Posted onOctober 23, 2013
Growing up in Athens, Michalis Gkontas adored his mother’s traditional Greek cooking. A baked pasta dish called pastitsio was a favourite; papoutsakia (stuffed aubergines) was another. But when he moved out of the family home to study, Gkontas soon found himself with takeaway burger joints and pizza places on speed dial. He longed for the home cooking he was raised on, but lacked the time and the skills to recreate it himself.
Around the same time, Gkontas was trying to come up with an entrepreneurial business plan as part of his Master’s degree. He figured that there were plenty of other people in his position who wanted healthier, properly cooked meals and he went about proposing a website through which subscribers would be able to buy meal portions from home cooks who would make a little extra food to sell.
Time-poor workers and students wanting a home-cooked meal could get one on the cheap and the family cook could earn a bit of money. It was a proposal well-suited to Greek’s tough economic climate; everyone would benefit. In fact, the plan was so strong that Gkontos was able to secure financial backing and launched Cookisto in Athens just over a year ago. So great has its success been (the site has attracted more than 12,000 cooks in Athens in just the last few months) that it is being introduced in London this week, with plans to spread around the UK in the near future.
“I had always used different start-ups that belong to the broader space of collaborative consumption such as Couchsurfing, Airbnb, or those sites where you rent a car off someone near you,” Gkontos says. “I had this daily problem of wondering what to eat and I saw so many concepts that build platforms and connect people and create local markets, and I thought that this idea could potentially do really well.”
So how does it work exactly? The idea is that cooks (they can be anyone from family cooks willing to make a few extra portions to dedicated foodies who want to share their passion for cooking) upload to the website what they plan to create. People looking for a home-cooked meal can browse the site for cooks in their area and see what they are making that week.

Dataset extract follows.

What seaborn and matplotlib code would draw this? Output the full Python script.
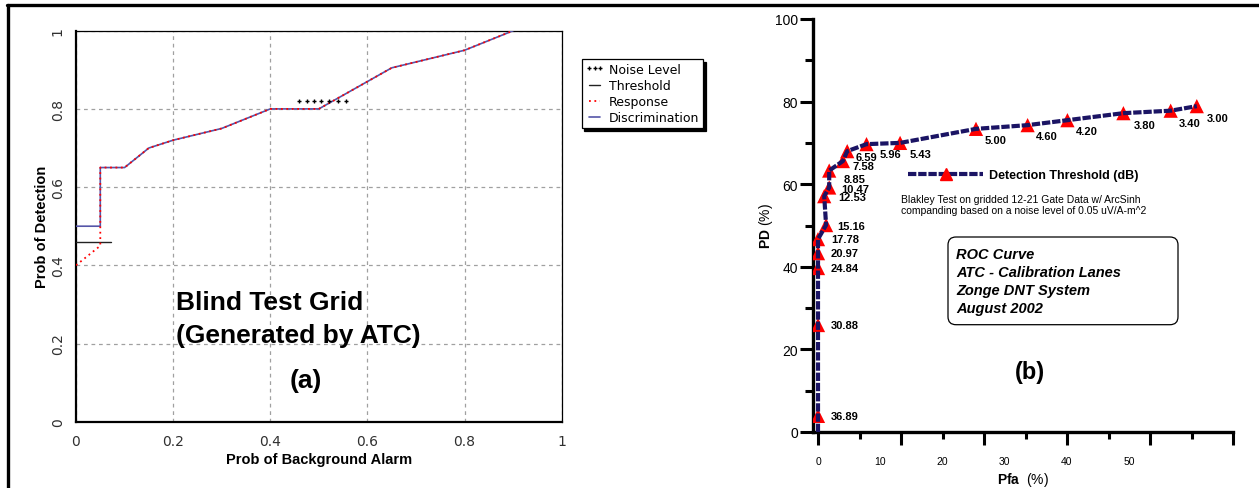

On offer at the moment is everything from boeuf bourguignon to beetroot gnocchi in orange and sage sauce; yellow split-pea soup; and bamyeh (a Middle Eastern stew). Meals are exchanged by collection or delivery, depending on the cook. Cookisto is also introducing a bespoke service whereby users can request that a cook to make a certain meal (anything from canapés for a party to a full Sunday roast) and the cooks can bid for the business. And, in case you’re wondering, Cookisto makes its money by taking a 15 per cent cut from whatever the cook earns.
If the idea of picking up and eating a meal from a perfect stranger horrifies you, then this might not be the service for you. But its creator argues that this is simply the new world of online consumerism; you have to trust the seller, just as you would when purchasing something on eBay, or renting a room off Gumtree. Although there are terms and conditions stipulating UK health and safety standards that prospective cooks sign up to when they join, the service goes otherwise unregulated. Cooks and meals are user-rated, however, so you can get a fair idea if someone’s not cutting it in the kitchen. In Athens, those with the glowing reviews become the most in-demand cooks.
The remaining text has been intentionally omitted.